### [DATA LINES]
•••

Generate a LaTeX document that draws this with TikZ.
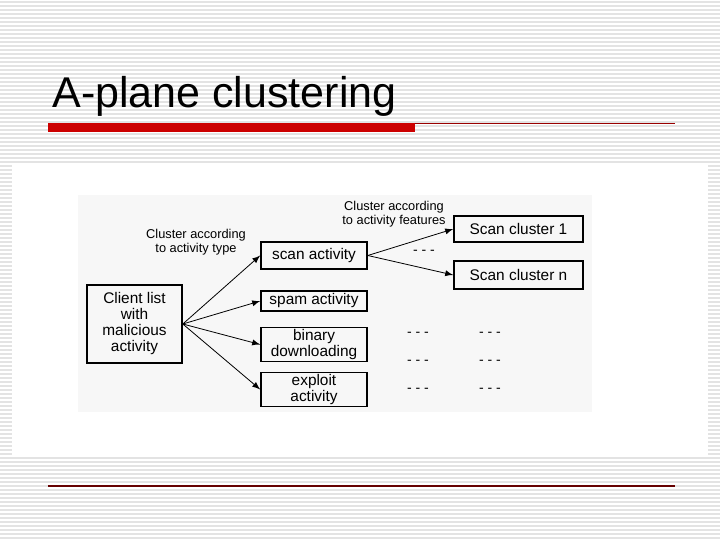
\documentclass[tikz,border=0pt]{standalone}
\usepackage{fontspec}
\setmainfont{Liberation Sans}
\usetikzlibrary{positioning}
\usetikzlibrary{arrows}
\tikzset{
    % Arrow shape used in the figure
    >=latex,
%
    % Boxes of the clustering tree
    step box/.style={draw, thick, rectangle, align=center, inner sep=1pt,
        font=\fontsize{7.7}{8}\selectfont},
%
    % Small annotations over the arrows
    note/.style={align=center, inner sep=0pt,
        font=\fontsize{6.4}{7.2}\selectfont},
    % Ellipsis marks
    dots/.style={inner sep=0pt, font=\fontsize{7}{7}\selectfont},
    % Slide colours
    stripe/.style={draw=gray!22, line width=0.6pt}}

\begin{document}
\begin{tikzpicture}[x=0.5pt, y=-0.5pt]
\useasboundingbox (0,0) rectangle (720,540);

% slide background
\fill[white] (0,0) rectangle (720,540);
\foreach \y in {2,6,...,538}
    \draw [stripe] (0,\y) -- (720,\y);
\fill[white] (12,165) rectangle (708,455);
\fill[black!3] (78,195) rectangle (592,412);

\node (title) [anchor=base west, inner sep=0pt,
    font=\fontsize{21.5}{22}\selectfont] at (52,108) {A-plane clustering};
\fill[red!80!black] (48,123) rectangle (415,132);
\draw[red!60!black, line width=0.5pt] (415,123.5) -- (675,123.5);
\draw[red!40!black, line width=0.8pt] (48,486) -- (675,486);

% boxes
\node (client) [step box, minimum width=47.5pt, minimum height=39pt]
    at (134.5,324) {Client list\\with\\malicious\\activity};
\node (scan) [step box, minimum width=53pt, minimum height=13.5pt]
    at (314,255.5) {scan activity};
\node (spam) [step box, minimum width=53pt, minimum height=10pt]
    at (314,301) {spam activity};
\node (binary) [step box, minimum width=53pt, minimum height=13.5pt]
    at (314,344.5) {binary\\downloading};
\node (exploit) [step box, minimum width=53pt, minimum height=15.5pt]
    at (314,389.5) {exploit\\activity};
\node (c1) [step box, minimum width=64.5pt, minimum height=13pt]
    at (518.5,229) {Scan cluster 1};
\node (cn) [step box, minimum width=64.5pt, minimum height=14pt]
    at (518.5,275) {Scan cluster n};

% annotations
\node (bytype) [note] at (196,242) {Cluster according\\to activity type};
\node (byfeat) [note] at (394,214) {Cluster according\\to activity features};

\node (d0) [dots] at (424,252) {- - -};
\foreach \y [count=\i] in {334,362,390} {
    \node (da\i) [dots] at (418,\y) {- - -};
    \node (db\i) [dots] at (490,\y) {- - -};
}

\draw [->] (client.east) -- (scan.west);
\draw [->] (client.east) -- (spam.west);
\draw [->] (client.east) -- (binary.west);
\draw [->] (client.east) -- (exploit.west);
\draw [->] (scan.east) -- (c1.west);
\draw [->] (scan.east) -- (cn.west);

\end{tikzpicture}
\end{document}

•••

### [AIM OF THE EXERCISE]
Repeat the listing in full and exactly. Leave any pictures out.

### [WORKED ANSWER]
Generate a LaTeX document that draws this with TikZ.
\documentclass[tikz,border=0pt]{standalone}
\usepackage{fontspec}
\setmainfont{Liberation Sans}
\usetikzlibrary{positioning}
\usetikzlibrary{arrows}
\tikzset{
    % Arrow shape used in the figure
    >=latex,
%
    % Boxes of the clustering tree
    step box/.style={draw, thick, rectangle, align=center, inner sep=1pt,
        font=\fontsize{7.7}{8}\selectfont},
%
    % Small annotations over the arrows
    note/.style={align=center, inner sep=0pt,
        font=\fontsize{6.4}{7.2}\selectfont},
    % Ellipsis marks
    dots/.style={inner sep=0pt, font=\fontsize{7}{7}\selectfont},
    % Slide colours
    stripe/.style={draw=gray!22, line width=0.6pt}}

\begin{document}
\begin{tikzpicture}[x=0.5pt, y=-0.5pt]
\useasboundingbox (0,0) rectangle (720,540);

% slide background
\fill[white] (0,0) rectangle (720,540);
\foreach \y in {2,6,...,538}
    \draw [stripe] (0,\y) -- (720,\y);
\fill[white] (12,165) rectangle (708,455);
\fill[black!3] (78,195) rectangle (592,412);

\node (title) [anchor=base west, inner sep=0pt,
    font=\fontsize{21.5}{22}\selectfont] at (52,108) {A-plane clustering};
\fill[red!80!black] (48,123) rectangle (415,132);
\draw[red!60!black, line width=0.5pt] (415,123.5) -- (675,123.5);
\draw[red!40!black, line width=0.8pt] (48,486) -- (675,486);

% boxes
\node (client) [step box, minimum width=47.5pt, minimum height=39pt]
    at (134.5,324) {Client list\\with\\malicious\\activity};
\node (scan) [step box, minimum width=53pt, minimum height=13.5pt]
    at (314,255.5) {scan activity};
\node (spam) [step box, minimum width=53pt, minimum height=10pt]
    at (314,301) {spam activity};
\node (binary) [step box, minimum width=53pt, minimum height=13.5pt]
    at (314,344.5) {binary\\downloading};
\node (exploit) [step box, minimum width=53pt, minimum height=15.5pt]
    at (314,389.5) {exploit\\activity};
\node (c1) [step box, minimum width=64.5pt, minimum height=13pt]
    at (518.5,229) {Scan cluster 1};
\node (cn) [step box, minimum width=64.5pt, minimum height=14pt]
    at (518.5,275) {Scan cluster n};

% annotations
\node (bytype) [note] at (196,242) {Cluster according\\to activity type};
\node (byfeat) [note] at (394,214) {Cluster according\\to activity features};

\node (d0) [dots] at (424,252) {- - -};
\foreach \y [count=\i] in {334,362,390} {
    \node (da\i) [dots] at (418,\y) {- - -};
    \node (db\i) [dots] at (490,\y) {- - -};
}

\draw [->] (client.east) -- (scan.west);
\draw [->] (client.east) -- (spam.west);
\draw [->] (client.east) -- (binary.west);
\draw [->] (client.east) -- (exploit.west);
\draw [->] (scan.east) -- (c1.west);
\draw [->] (scan.east) -- (cn.west);

\end{tikzpicture}
\end{document}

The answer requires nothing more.